CARDIOLOGY, PRIMARY CARE AND NUTRITION

Blogpost: Will this make my life better?

One of the best pieces of advise I was given when I was doing my residency was how to decide if a procedure or test was warranted. If I do this procedure, will the patient live longer or better? If yes is the answer to both, then proceed. If doing the test does not result in a longer life, it should at least add to the quality of life left. There are people that choose life over quality and they get to make that choice, but they still deserve to know the answer to both of the questions. We are taught that patients have autonomy in their medical decisions, but we all know that the decisions are only as good as the information presented. In other words, the decision is made on the information given, and the trust one has for the person giving the information.

600,000 plus people die each year from cardiovascular disease. Close to a million stents are deployed in patients arteries each year. Close to 200,000 coronary bypass procedures are done each year. Patients without symptoms of unstable angina, critical left main stenosis, or heart failure have no long term survival benefit from those procedures. Quality of life in asymptomatic patients cannot be improved with the procedures. If you don’t feel bad, it is hard to feel better. Therefore, many of the procedures are done because there “might be” a problem if they are not done. The risks of the procedures include a stroke, heart attack, death, vascular trauma, kidney failure, arrhythmias, pneumonia, and a shortened lifespan. Medications do not reverse cardiovascular disease. Most cardiovascular medications do have potential side effects.

So how do you decide if this test or procedure is the right route for you to go? How did you get to this decision point in the first place? Do you have chest pain or angina, are you experiencing a sudden decline in energy, have you had congestive heart failure or an acute myocardial infarction? If you answered yes, then perhaps further testing is warranted. Do you have a condition that makes the testing more dangerous? Are there risks of the tests? Perhaps most importantly, what will you do with the results of the tests? If nothing, then you should not do the tests. You deserve to get your questions answered to your satifaction. Another set of ears is also not a bad idea. (Bring a trusted person with you to the appointment.)

Are there other options to the tests or procedures? Does waiting hurt? What about nutrition? Thanks to people like Dr Caldwell Esselystn and Dr. Dean Ornish, there are viable options with minimal risks. They have demonstrated with stress testing and cardiac catheterization, reversal of cardiovascular disease through plant based nutrition. Is it quick? Yes, symptoms get better in a few weeks. Are there side effects? You may loose weight, have more energy, and less infections. Can you get better then go back to your old ways? Of course you can, and your disease progression will resume at the rate it was previously going. The invasive tests and procedures will always be there waiting should you decide delicious, colorful, nutritious food is not for you. Can you just change a little, like during the week and keep weekends for steak and cigars? Yes, and you will get a little bit better during the week and most likely a lot worse on the weekends. Will your quality of life be better with plant strong vegan nutrition? Yes because not only will your cardiovascular disease improve, but your joint pain, cancer risk, and diabetes risk will also improve.

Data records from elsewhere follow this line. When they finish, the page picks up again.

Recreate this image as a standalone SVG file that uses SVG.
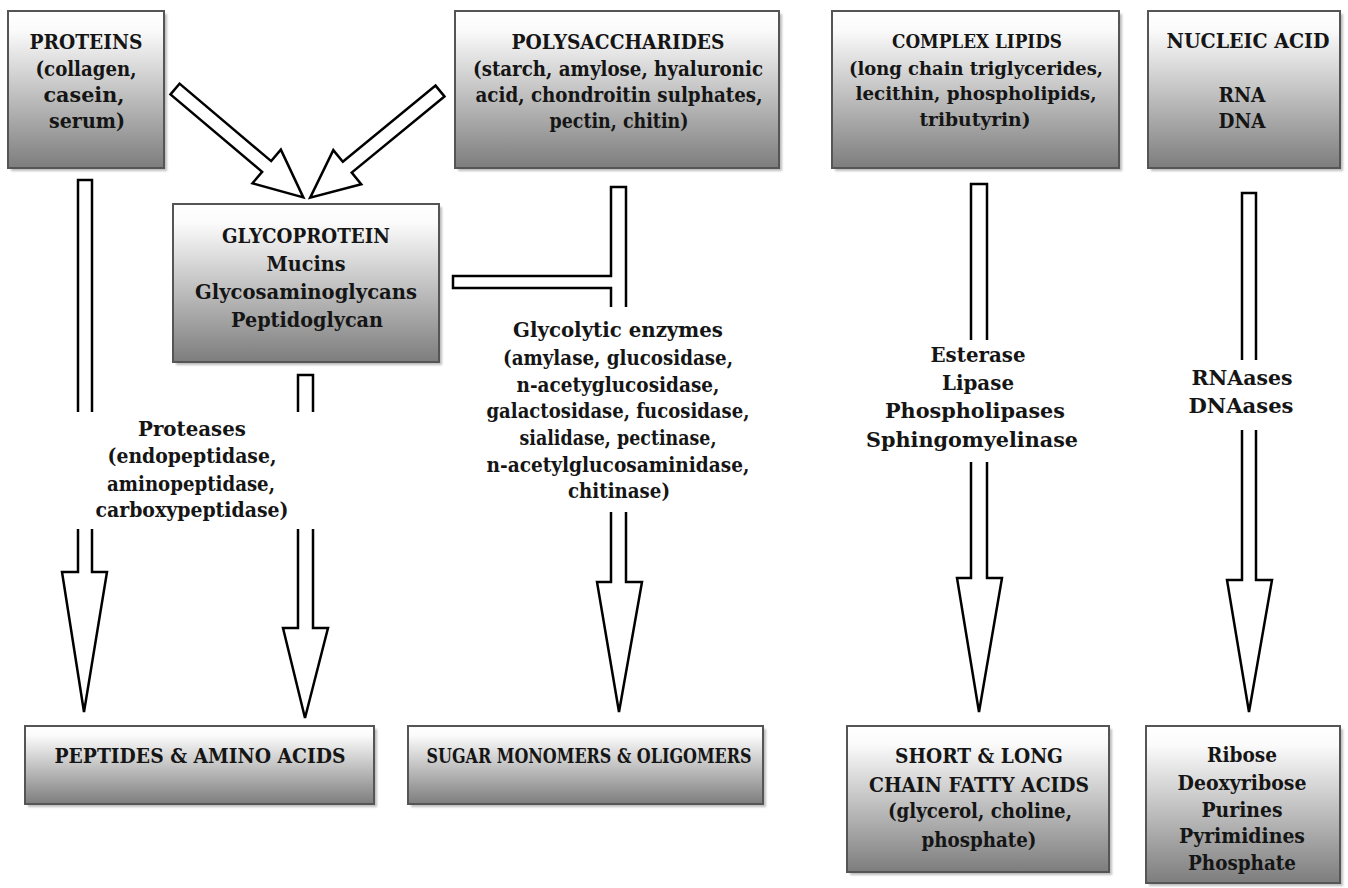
<svg xmlns="http://www.w3.org/2000/svg" width="1348" height="888" viewBox="0 0 1348 888">
<defs>
<linearGradient id="g" x1="0" y1="0" x2="0" y2="1">
<stop offset="0" stop-color="#ffffff"/>
<stop offset="0.12" stop-color="#fbfbfb"/>
<stop offset="1" stop-color="#7d7d7d"/>
</linearGradient>
<filter id="sh" x="-5%" y="-5%" width="115%" height="115%">
<feGaussianBlur stdDeviation="1.2"/>
</filter>
</defs>
<style>
.box{fill:url(#g);stroke:#555;stroke-width:2}
.shadow{fill:#bdbdbd;filter:url(#sh)}
text{font-family:"DejaVu Serif","Liberation Serif",serif;font-weight:bold;font-size:21px;fill:#151515;text-anchor:middle}
.sm{font-size:19px}
.arr{fill:#fff;stroke:#000;stroke-width:2.5;stroke-linejoin:miter}
.ln{fill:none;stroke:#000;stroke-width:2.5;stroke-linejoin:miter}
</style>
<rect width="1348" height="888" fill="#fff"/>

<g id="connectors">
<path class="ln" d="M78,412 V180 H92 V412"/>
<path class="arr" d="M78,529 V572 H62 L84,712 L107,572 H92 V529"/>
<path class="ln" d="M298,412 V375 H313 V412"/>
<path class="arr" d="M298,529 V628 H283 L305,718 L328,628 H313 V529"/>
<path class="ln" d="M611,307 V288 H453 V276 H611 V187 H626 V307"/>
<path class="arr" d="M611,512 V582 H597 L619,712 L642,582 H626 V512"/>
<path class="ln" d="M971,340 V184 H987 V340"/>
<path class="arr" d="M971,462 V578 H957 L979,712 L1002,578 H987 V462"/>
<path class="ln" d="M1242,360 V193 H1256 V360"/>
<path class="arr" d="M1242,430 V580 H1227 L1249,712 L1272,580 H1256 V430"/>
<path class="arr" transform="translate(175,89) rotate(40.2)" d="M0,-7 H120 V-22 L168,0 L120,22 V7 H0 Z"/>
<path class="arr" transform="translate(440,91) rotate(140.6)" d="M0,-7 H120 V-22 L168,0 L120,22 V7 H0 Z"/>
</g>

<g id="proteins">
<rect class="shadow" x="11" y="14" width="156" height="157"/>
<rect class="box" x="8" y="11" width="156" height="157"/>
<text x="86" y="49" textLength="113" lengthAdjust="spacingAndGlyphs">PROTEINS</text>
<text x="86" y="76" textLength="101" lengthAdjust="spacingAndGlyphs">(collagen,</text>
<text x="84" y="102" textLength="81" lengthAdjust="spacingAndGlyphs">casein,</text>
<text x="87" y="128" textLength="76" lengthAdjust="spacingAndGlyphs">serum)</text>
</g>

<g id="polysaccharides">
<rect class="shadow" x="458" y="14" width="324" height="157"/>
<rect class="box" x="455" y="11" width="324" height="157"/>
<text x="618" y="49" textLength="213" lengthAdjust="spacingAndGlyphs">POLYSACCHARIDES</text>
<text x="618" y="76" textLength="290" lengthAdjust="spacingAndGlyphs">(starch, amylose, hyaluronic</text>
<text x="619" y="102" textLength="287" lengthAdjust="spacingAndGlyphs">acid, chondroitin sulphates,</text>
<text x="619" y="128" textLength="139" lengthAdjust="spacingAndGlyphs">pectin, chitin)</text>
</g>

<g id="complex-lipids">
<rect class="shadow" x="835" y="14" width="287" height="157"/>
<rect class="box" x="832" y="11" width="287" height="157"/>
<text class="sm" x="977" y="48" textLength="170" lengthAdjust="spacingAndGlyphs">COMPLEX LIPIDS</text>
<text class="sm" x="976" y="75" textLength="254" lengthAdjust="spacingAndGlyphs">(long chain triglycerides,</text>
<text class="sm" x="976" y="100" textLength="241" lengthAdjust="spacingAndGlyphs">lecithin, phospholipids,</text>
<text class="sm" x="975" y="126" textLength="111" lengthAdjust="spacingAndGlyphs">tributyrin)</text>
</g>

<g id="nucleic-acid">
<rect class="shadow" x="1151" y="14" width="192" height="157"/>
<rect class="box" x="1148" y="11" width="192" height="157"/>
<text x="1248" y="48" textLength="163" lengthAdjust="spacingAndGlyphs">NUCLEIC ACID</text>
<text x="1242" y="102" textLength="47" lengthAdjust="spacingAndGlyphs">RNA</text>
<text x="1242" y="128" textLength="47" lengthAdjust="spacingAndGlyphs">DNA</text>
</g>

<g id="glycoprotein">
<rect class="shadow" x="176" y="207" width="266" height="158"/>
<rect class="box" x="173" y="204" width="266" height="158"/>
<text x="306" y="243" textLength="168" lengthAdjust="spacingAndGlyphs">GLYCOPROTEIN</text>
<text x="306" y="271" textLength="79" lengthAdjust="spacingAndGlyphs">Mucins</text>
<text x="306" y="299" textLength="222" lengthAdjust="spacingAndGlyphs">Glycosaminoglycans</text>
<text x="307" y="327" textLength="152" lengthAdjust="spacingAndGlyphs">Peptidoglycan</text>
</g>

<g id="proteases">
<text x="192" y="436" textLength="108" lengthAdjust="spacingAndGlyphs">Proteases</text>
<text x="192" y="463" textLength="169" lengthAdjust="spacingAndGlyphs">(endopeptidase,</text>
<text x="191" y="491" textLength="168" lengthAdjust="spacingAndGlyphs">aminopeptidase,</text>
<text x="192" y="517" textLength="193" lengthAdjust="spacingAndGlyphs">carboxypeptidase)</text>
</g>

<g id="glycolytic">
<text x="618" y="337" textLength="210" lengthAdjust="spacingAndGlyphs">Glycolytic enzymes</text>
<text x="618" y="365" textLength="230" lengthAdjust="spacingAndGlyphs">(amylase, glucosidase,</text>
<text x="618" y="392" textLength="203" lengthAdjust="spacingAndGlyphs">n-acetyglucosidase,</text>
<text x="618" y="418" textLength="263" lengthAdjust="spacingAndGlyphs">galactosidase, fucosidase,</text>
<text x="618" y="445" textLength="197" lengthAdjust="spacingAndGlyphs">sialidase, pectinase,</text>
<text x="618" y="472" textLength="263" lengthAdjust="spacingAndGlyphs">n-acetylglucosaminidase,</text>
<text x="619" y="498" textLength="102" lengthAdjust="spacingAndGlyphs">chitinase)</text>
</g>

<g id="lipases">
<text x="978" y="362" textLength="95" lengthAdjust="spacingAndGlyphs">Esterase</text>
<text x="978" y="390" textLength="72" lengthAdjust="spacingAndGlyphs">Lipase</text>
<text x="975" y="418" textLength="180" lengthAdjust="spacingAndGlyphs">Phospholipases</text>
<text x="972" y="447" textLength="212" lengthAdjust="spacingAndGlyphs">Sphingomyelinase</text>
</g>

<g id="nucleases">
<text x="1242" y="385" textLength="101" lengthAdjust="spacingAndGlyphs">RNAases</text>
<text x="1241" y="413" textLength="105" lengthAdjust="spacingAndGlyphs">DNAases</text>
</g>

<g id="peptides">
<rect class="shadow" x="28" y="729" width="349" height="78"/>
<rect class="box" x="25" y="726" width="349" height="78"/>
<text x="200" y="763" textLength="291" lengthAdjust="spacingAndGlyphs">PEPTIDES &amp; AMINO ACIDS</text>
</g>

<g id="sugars">
<rect class="shadow" x="411" y="729" width="355" height="78"/>
<rect class="box" x="408" y="726" width="355" height="78"/>
<text x="589" y="763" textLength="325" lengthAdjust="spacingAndGlyphs">SUGAR MONOMERS &amp; OLIGOMERS</text>
</g>

<g id="fatty-acids">
<rect class="shadow" x="850" y="729" width="262" height="146"/>
<rect class="box" x="847" y="726" width="262" height="146"/>
<text x="979" y="763" textLength="168" lengthAdjust="spacingAndGlyphs">SHORT &amp; LONG</text>
<text x="979" y="792" textLength="220" lengthAdjust="spacingAndGlyphs">CHAIN FATTY ACIDS</text>
<text x="980" y="818" textLength="184" lengthAdjust="spacingAndGlyphs">(glycerol, choline,</text>
<text x="979" y="847" textLength="115" lengthAdjust="spacingAndGlyphs">phosphate)</text>
</g>

<g id="nucleotides">
<rect class="shadow" x="1149" y="729" width="194" height="157"/>
<rect class="box" x="1146" y="726" width="194" height="157"/>
<text x="1242" y="762" textLength="70" lengthAdjust="spacingAndGlyphs">Ribose</text>
<text x="1242" y="790" textLength="129" lengthAdjust="spacingAndGlyphs">Deoxyribose</text>
<text x="1242" y="817" textLength="81" lengthAdjust="spacingAndGlyphs">Purines</text>
<text x="1242" y="843" textLength="126" lengthAdjust="spacingAndGlyphs">Pyrimidines</text>
<text x="1242" y="870" textLength="108" lengthAdjust="spacingAndGlyphs">Phosphate</text>
</g>
</svg>
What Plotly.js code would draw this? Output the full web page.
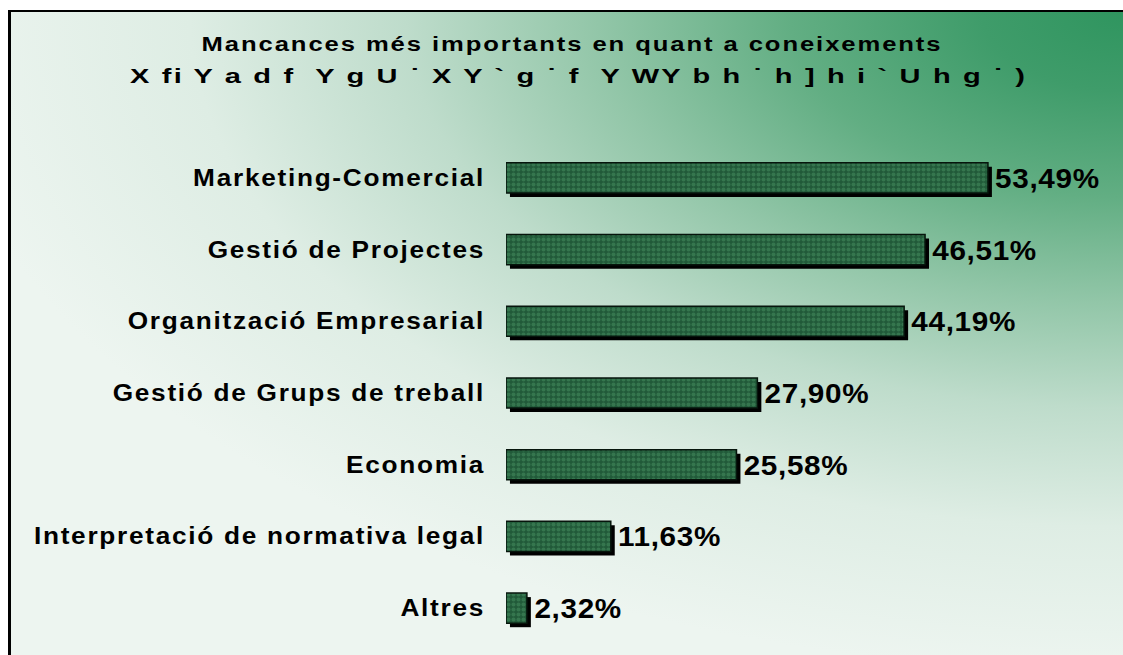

Most of us can avoid or reverse cardiovascular disease through plant strong vegan nutrition. There are no adverse risks. It should be in the conversation when ANY other test or procedure comes up for discussion. It is a viable alternative with many added benefits. It has made my family’s lives better, and we would love to make your life better and longer. Ask the question: will this make me live better or longer? My wish for you is a long and healthy life.